▶ _Data lines_
____

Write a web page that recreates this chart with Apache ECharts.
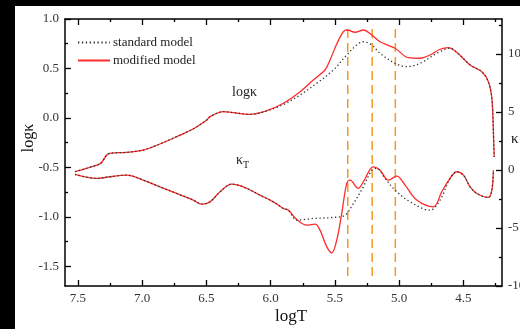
<!DOCTYPE html>
<html>
<head>
<meta charset="utf-8">
<script src="https://cdn.jsdelivr.net/npm/echarts@6/dist/echarts.min.js"></script>
<style>
  html, body { margin: 0; padding: 0; background: #fff; }
  #chart { width: 520px; height: 329px; }
</style>
</head>
<body>
<div id="chart"></div>
<script>
// Opacity (log kappa) and its temperature derivative kappa_T against log T
const logkModT = [7.522, 7.335, 7.314, 7.275, 7.25, 7.12, 6.991, 6.861, 6.731, 6.604, 6.497, 6.472, 6.368, 6.293, 6.161, 6.03, 5.901, 5.771, 5.668, 5.577, 5.538, 5.486, 5.434, 5.405, 5.343, 5.279, 5.213, 5.149, 5.032, 4.928, 4.837, 4.76, 4.682, 4.617, 4.552, 4.448, 4.357, 4.306, 4.279, 4.267, 4.261];
const logkModV = [-0.544, -0.469, -0.449, -0.375, -0.358, -0.348, -0.325, -0.264, -0.19, -0.112, -0.021, 0.012, 0.063, 0.053, 0.036, 0.073, 0.148, 0.265, 0.383, 0.484, 0.585, 0.747, 0.872, 0.889, 0.866, 0.889, 0.838, 0.77, 0.704, 0.609, 0.603, 0.636, 0.694, 0.71, 0.663, 0.535, 0.467, 0.366, 0.198, -0.14, -0.395];

const logkStdT = [7.522, 7.335, 7.314, 7.275, 7.25, 7.12, 6.991, 6.861, 6.731, 6.604, 6.497, 6.472, 6.368, 6.293, 6.161, 6.03, 5.901, 5.771, 5.641, 5.512, 5.408, 5.33, 5.279, 5.213, 5.149, 5.032, 4.941, 4.837, 4.707, 4.604, 4.552, 4.448, 4.357, 4.306, 4.279, 4.267, 4.261];
const logkStdV = [-0.544, -0.469, -0.449, -0.375, -0.358, -0.348, -0.325, -0.264, -0.19, -0.112, -0.021, 0.012, 0.063, 0.053, 0.036, 0.07, 0.135, 0.232, 0.35, 0.484, 0.636, 0.737, 0.77, 0.737, 0.653, 0.552, 0.518, 0.552, 0.653, 0.704, 0.663, 0.535, 0.467, 0.366, 0.198, -0.14, -0.395];

const kTModT = [7.522, 7.353, 7.25, 7.12, 6.991, 6.861, 6.731, 6.602, 6.536, 6.472, 6.394, 6.303, 6.212, 6.083, 5.979, 5.901, 5.862, 5.797, 5.719, 5.654, 5.616, 5.563, 5.524, 5.486, 5.447, 5.408, 5.382, 5.318, 5.279, 5.201, 5.149, 5.084, 5.019, 4.954, 4.863, 4.734, 4.669, 4.604, 4.552, 4.5, 4.448, 4.396, 4.306, 4.279, 4.267];
const kTModV = [-0.39, -0.73, -0.59, -0.45, -0.88, -1.46, -2.03, -2.6, -2.95, -2.75, -1.89, -1.22, -1.46, -2.17, -2.75, -3.32, -3.47, -4.27, -4.76, -4.67, -5.19, -6.63, -7.15, -6.05, -3.75, -1.16, -0.88, -1.59, -1.03, 0.27, -0.02, -0.88, -0.53, -1.31, -2.6, -3.18, -1.89, -0.73, -0.16, -0.45, -1.46, -2.03, -2.37, -1.74, -0.02];

const kTStdT = [7.522, 7.353, 7.25, 7.12, 6.991, 6.861, 6.731, 6.602, 6.536, 6.472, 6.394, 6.303, 6.212, 6.083, 5.979, 5.901, 5.862, 5.797, 5.668, 5.512, 5.421, 5.356, 5.279, 5.213, 5.174, 5.11, 5.032, 4.915, 4.76, 4.682, 4.604, 4.552, 4.5, 4.448, 4.396, 4.306, 4.279, 4.267];
const kTStdV = [-0.39, -0.73, -0.59, -0.45, -0.88, -1.46, -2.03, -2.6, -2.95, -2.75, -1.89, -1.22, -1.46, -2.17, -2.75, -3.32, -3.47, -4.33, -4.18, -4.09, -3.9, -2.89, -1.46, -0.02, 0.13, -0.73, -1.74, -2.75, -3.47, -2.6, -0.73, -0.16, -0.45, -1.46, -2.03, -2.37, -1.74, -0.02];

// Vertical reference temperatures and the span of the guide lines (log kappa units)
const dashT = [5.40, 5.21, 5.03];
const dashSpan = [-1.6, 0.94];

// Tick positions
const xMajor = [7.5, 7.0, 6.5, 6.0, 5.5, 5.0, 4.5];
const xMinor = [7.25, 6.75, 6.25, 5.75, 5.25, 4.75, 4.25];
const yLeftMajor = [-1.5, -1.0, -0.5, 0.0, 0.5, 1.0];
const yLeftMinor = [-1.25, -0.75, -0.25, 0.25, 0.75];
const yRightMajor = [-10, -5, 0, 5, 10];
const yRightMinor = [-7.5, -2.5, 2.5, 7.5, 12.5];

const zip = (a, b) => a.map((v, i) => [v, b[i]]);

const FONT = "'Liberation Serif', 'Times New Roman', serif";
const RED = '#ff2a2a';
const DOT = '#333333';
const ORANGE = '#f39a24';
const AXIS_LINE = { color: '#000', width: 1.5 };

function xAx(pos, vals, len, labels) {
  return {
    type: 'value', min: 4.2, max: 7.6, inverse: true, position: pos,
    axisLine: { show: len > 4, onZero: false, lineStyle: AXIS_LINE },
    axisTick: { show: true, inside: true, length: len, customValues: vals, lineStyle: { color: '#000', width: 1.3 } },
    axisLabel: labels ? { show: true, customValues: vals, margin: 6, color: '#333', fontFamily: FONT, fontSize: 13,
                          formatter: v => v.toFixed(1) } : { show: false },
    splitLine: { show: false }
  };
}
function yAx(pos, min, max, vals, len, fmt, showLine) {
  return {
    type: 'value', min: min, max: max, position: pos,
    axisLine: { show: showLine, onZero: false, lineStyle: AXIS_LINE },
    axisTick: { show: true, inside: true, length: len, customValues: vals, lineStyle: { color: '#000', width: 1.3 } },
    axisLabel: fmt ? { show: true, customValues: vals, margin: 6, color: '#333', fontFamily: FONT, fontSize: 13, formatter: fmt } : { show: false },
    splitLine: { show: false }
  };
}

const series = [
  { name: 'modified model', type: 'line', xAxisIndex: 0, yAxisIndex: 0, data: zip(logkModT, logkModV),
    smooth: 0.35, showSymbol: false, symbol: 'none', lineStyle: { color: RED, width: 1.3 }, itemStyle: { color: RED }, z: 3 },
  { name: 'modified model', type: 'line', xAxisIndex: 0, yAxisIndex: 1, data: zip(kTModT, kTModV),
    smooth: 0.35, showSymbol: false, symbol: 'none', lineStyle: { color: RED, width: 1.3 }, itemStyle: { color: RED }, z: 3 },
  { name: 'standard model', type: 'line', xAxisIndex: 0, yAxisIndex: 0, data: zip(logkStdT, logkStdV),
    smooth: 0.35, showSymbol: false, symbol: 'none', lineStyle: { color: DOT, width: 1.3, type: [1.3, 2.6] }, itemStyle: { color: DOT }, z: 4 },
  { name: 'standard model', type: 'line', xAxisIndex: 0, yAxisIndex: 1, data: zip(kTStdT, kTStdV),
    smooth: 0.35, showSymbol: false, symbol: 'none', lineStyle: { color: DOT, width: 1.3, type: [1.3, 2.6] }, itemStyle: { color: DOT }, z: 4 }
];
dashT.forEach(t => {
  series.push({ name: 'guide', type: 'line', xAxisIndex: 0, yAxisIndex: 0, silent: true,
    data: [[t, dashSpan[0]], [t, dashSpan[1]]], showSymbol: false, symbol: 'none',
    lineStyle: { color: ORANGE, width: 1.5, type: [9, 5] }, z: 2 });
});

const chart = echarts.init(document.getElementById('chart'), null, { renderer: 'canvas' });
chart.setOption({
  backgroundColor: '#fff',
  animation: false,
  textStyle: { fontFamily: FONT },
  grid: { left: 65, top: 19, right: 18, bottom: 43, containLabel: false, outerBoundsMode: 'none' },
  legend: {
    data: ['standard model', 'modified model'], orient: 'vertical', left: 72, top: 31,
    itemWidth: 32, itemHeight: 12, itemGap: 5, selectedMode: false,
    itemStyle: { opacity: 0 },
    textStyle: { fontFamily: FONT, fontSize: 13, color: '#222', padding: [0, 0, 0, -2] }
  },
  xAxis: [xAx('bottom', xMajor, 6, true), xAx('top', xMajor, 6, false), xAx('bottom', xMinor, 3, false), xAx('top', xMinor, 3, false)],
  yAxis: [
    yAx('left', -1.7, 1.0, yLeftMajor, 6, v => v.toFixed(1), true),
    yAx('right', -10, 13, yRightMajor, 6, v => String(v), true),
    yAx('left', -1.7, 1.0, yLeftMinor, 3, null, false),
    yAx('right', -10, 13, yRightMinor, 3, null, false)
  ],
  graphic: [
    { type: 'text', left: 232, top: 85, style: { text: 'logκ', font: '14px ' + FONT, fill: '#222' } },
    { type: 'text', left: 236, top: 153, style: { text: '{k|κ}{t|T}', font: '14px ' + FONT, fill: '#222',
        rich: { k: { fontSize: 14, fontFamily: FONT, fill: '#222' }, t: { fontSize: 10, fontFamily: FONT, fill: '#222', padding: [10, 0, 0, 0] } } } },
    { type: 'text', x: 29, y: 138, rotation: Math.PI / 2, style: { text: 'logκ', font: '16px ' + FONT, fill: '#111', align: 'center', verticalAlign: 'middle' } },
    { type: 'text', x: 291, y: 317, style: { text: 'logT', font: '17px ' + FONT, fill: '#111', align: 'center', verticalAlign: 'middle' } },
    { type: 'text', x: 511, y: 139, style: { text: 'κ', font: '15px ' + FONT, fill: '#111', align: 'left', verticalAlign: 'middle' } },
    { type: 'rect', shape: { x: 0, y: 0, width: 520, height: 6 }, style: { fill: '#000' }, z: 100 },
    { type: 'rect', shape: { x: 0, y: 0, width: 15, height: 329 }, style: { fill: '#000' }, z: 100 }
  ],
  series: series
});
</script>
</body>
</html>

____

▶ _The request_
From the top of the listing above, repeat each line exactly until you reach the line containing "0.71, 0.663, 0.535, 0.467, 0.366, 0.198, -0.14, -0.395];", and repeat that one too. Leave the pictures out.

▶ _Response to the exercise_
Write a web page that recreates this chart with Apache ECharts.
<!DOCTYPE html>
<html>
<head>
<meta charset="utf-8">
<script src="https://cdn.jsdelivr.net/npm/echarts@6/dist/echarts.min.js"></script>
<style>
  html, body { margin: 0; padding: 0; background: #fff; }
  #chart { width: 520px; height: 329px; }
</style>
</head>
<body>
<div id="chart"></div>
<script>
// Opacity (log kappa) and its temperature derivative kappa_T against log T
const logkModT = [7.522, 7.335, 7.314, 7.275, 7.25, 7.12, 6.991, 6.861, 6.731, 6.604, 6.497, 6.472, 6.368, 6.293, 6.161, 6.03, 5.901, 5.771, 5.668, 5.577, 5.538, 5.486, 5.434, 5.405, 5.343, 5.279, 5.213, 5.149, 5.032, 4.928, 4.837, 4.76, 4.682, 4.617, 4.552, 4.448, 4.357, 4.306, 4.279, 4.267, 4.261];
const logkModV = [-0.544, -0.469, -0.449, -0.375, -0.358, -0.348, -0.325, -0.264, -0.19, -0.112, -0.021, 0.012, 0.063, 0.053, 0.036, 0.073, 0.148, 0.265, 0.383, 0.484, 0.585, 0.747, 0.872, 0.889, 0.866, 0.889, 0.838, 0.77, 0.704, 0.609, 0.603, 0.636, 0.694, 0.71, 0.663, 0.535, 0.467, 0.366, 0.198, -0.14, -0.395];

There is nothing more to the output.